Described by rights groups as a prisoner of conscience, Nabil was an outspoken secularist and sharp critic of conservative Muslims. He often lashed out at Al-Azhar — the most prominent religious center in Sunni Islam — calling it "the university of terrorism" and accusing it of encouraging extremism.

He called Al-Azhar the "other side of the coin of al-Qaida" and said the 1,000-year-old university should be dissolved or turned into a secular institution.

He also criticized Mubarak, calling him "the symbol of tyranny."

The United States described the conviction of Nabil as "a setback for human rights."

During his imprisonment, he told reporters, he was beaten up, slapped in the face, deprived of visits and insulted by police officers.

"One police officer was beating me up then tried to force me to smile while filming me with his mobile," he said. Another time, he lost a front tooth when he was attacked by a fellow prisoner, who was also working as a police informant.

Nabil spent an extra 10 days in detention past his official release date. Before he was finally let go, he was blindfolded and summoned by a pair of police officers who vowed to return him to prison if he didn't change his views.

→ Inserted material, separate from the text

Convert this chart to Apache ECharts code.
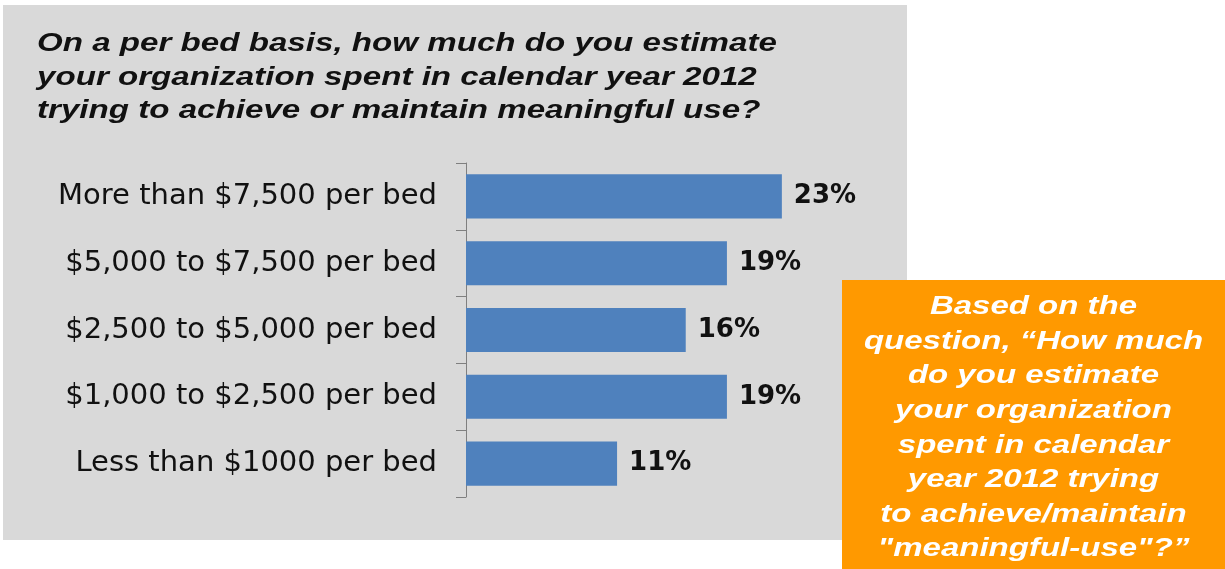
<!DOCTYPE html>
<html>
<head>
<meta charset="utf-8">
<title>Meaningful use spending per bed, 2012</title>
<script src="https://cdn.jsdelivr.net/npm/echarts@6/dist/echarts.min.js"></script>
<style>
  html, body { margin: 0; padding: 0; background: #ffffff; }
  #chart { width: 1225px; height: 569px; }
</style>
</head>
<body>
<div id="chart"></div>
<script>
// Survey answer ranges, top to bottom
const categories = [
  'More than $7,500 per bed',
  '$5,000 to $7,500 per bed',
  '$2,500 to $5,000 per bed',
  '$1,000 to $2,500 per bed',
  'Less than $1000 per bed'
];
// Share of respondents (%)
const shares = [23, 19, 16, 19, 11];

const titleLines = [
  'On a per bed basis, how much do you estimate',
  'your organization spent in calendar year 2012',
  'trying to achieve or maintain meaningful use?'
];

const noteLines = [
  'Based on the',
  'question, \u201CHow much',
  'do you estimate',
  'your organization',
  'spent in calendar',
  'year 2012 trying',
  'to achieve/maintain',
  '"meaningful-use"?\u201D'
];

const chart = echarts.init(document.getElementById('chart'), null, { renderer: 'canvas' });

const sansFace = '"Liberation Sans", Arial, sans-serif';
const labelFace = '"DejaVu Sans", sans-serif';

chart.setOption({
  backgroundColor: '#ffffff',
  animation: false,
  grid: { left: 466, top: 163, width: 412, height: 334, containLabel: false },
  xAxis: {
    type: 'value',
    min: 0,
    max: 30,
    show: false
  },
  yAxis: {
    type: 'category',
    data: categories,
    inverse: true,
    axisLine: { show: true, lineStyle: { color: '#7f7f7f', width: 1 } },
    axisTick: { show: true, length: 10, lineStyle: { color: '#7f7f7f', width: 1 } },
    axisLabel: {
      margin: 29,
      fontFamily: labelFace,
      fontSize: 29,
      color: '#111111'
    },
    splitLine: { show: false }
  },
  series: [{
    type: 'bar',
    data: shares,
    barCategoryGap: '34%',
    itemStyle: { color: '#4f81bd' },
    label: {
      show: true,
      position: 'right',
      distance: 12,
      formatter: '{c}%',
      fontFamily: labelFace,
      fontWeight: 'bold',
      fontSize: 26,
      color: '#111111'
    },
    z: 2
  }],
  graphic: {
    elements: [
      // grey panel behind the chart
      {
        type: 'rect',
        z: -10,
        shape: { x: 3, y: 5, width: 904, height: 535 },
        style: { fill: '#d9d9d9' }
      },
      // question heading, widened to fill the panel
      {
        type: 'text',
        z: 5,
        x: 37,
        y: 27,
        scaleX: 1.25,
        style: {
          text: titleLines.join('\n'),
          fontFamily: sansFace,
          fontStyle: 'italic',
          fontWeight: 'bold',
          fontSize: 26.5,
          lineHeight: 33.5,
          fill: '#111111'
        }
      },
      // orange call-out box
      {
        type: 'rect',
        z: 50,
        shape: { x: 842, y: 280, width: 383, height: 289 },
        style: { fill: '#ff9900' }
      },
      {
        type: 'text',
        z: 51,
        x: 1033.5,
        y: 290,
        scaleX: 1.32,
        style: {
          text: noteLines.join('\n'),
          align: 'center',
          fontFamily: sansFace,
          fontStyle: 'italic',
          fontWeight: 'bold',
          fontSize: 25,
          lineHeight: 34.6,
          fill: '#ffffff'
        }
      }
    ]
  }
});
</script>
</body>
</html>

"They slapped me in the face, showered me with insults and threatened to torture me," he recalled.

Now 26, Nabil plans to continue his studies, stay away from Al-Azhar, and continue his writings.

"If I go back in time, I will not change a bit. I have no regret," he said. "It was a cruel and tough experience," he added.

In his blog, he wrote a commentary following clashes between Muslims and Christians in 2005 saying that "Muslims revealed their true ugly face and appeared to all the world that they are full of brutality, barbarism and inhumanity."

He called Muhammad's 7th century companions — who are deeply revered by devout Muslims — "spillers of blood" for their teachings on warfare.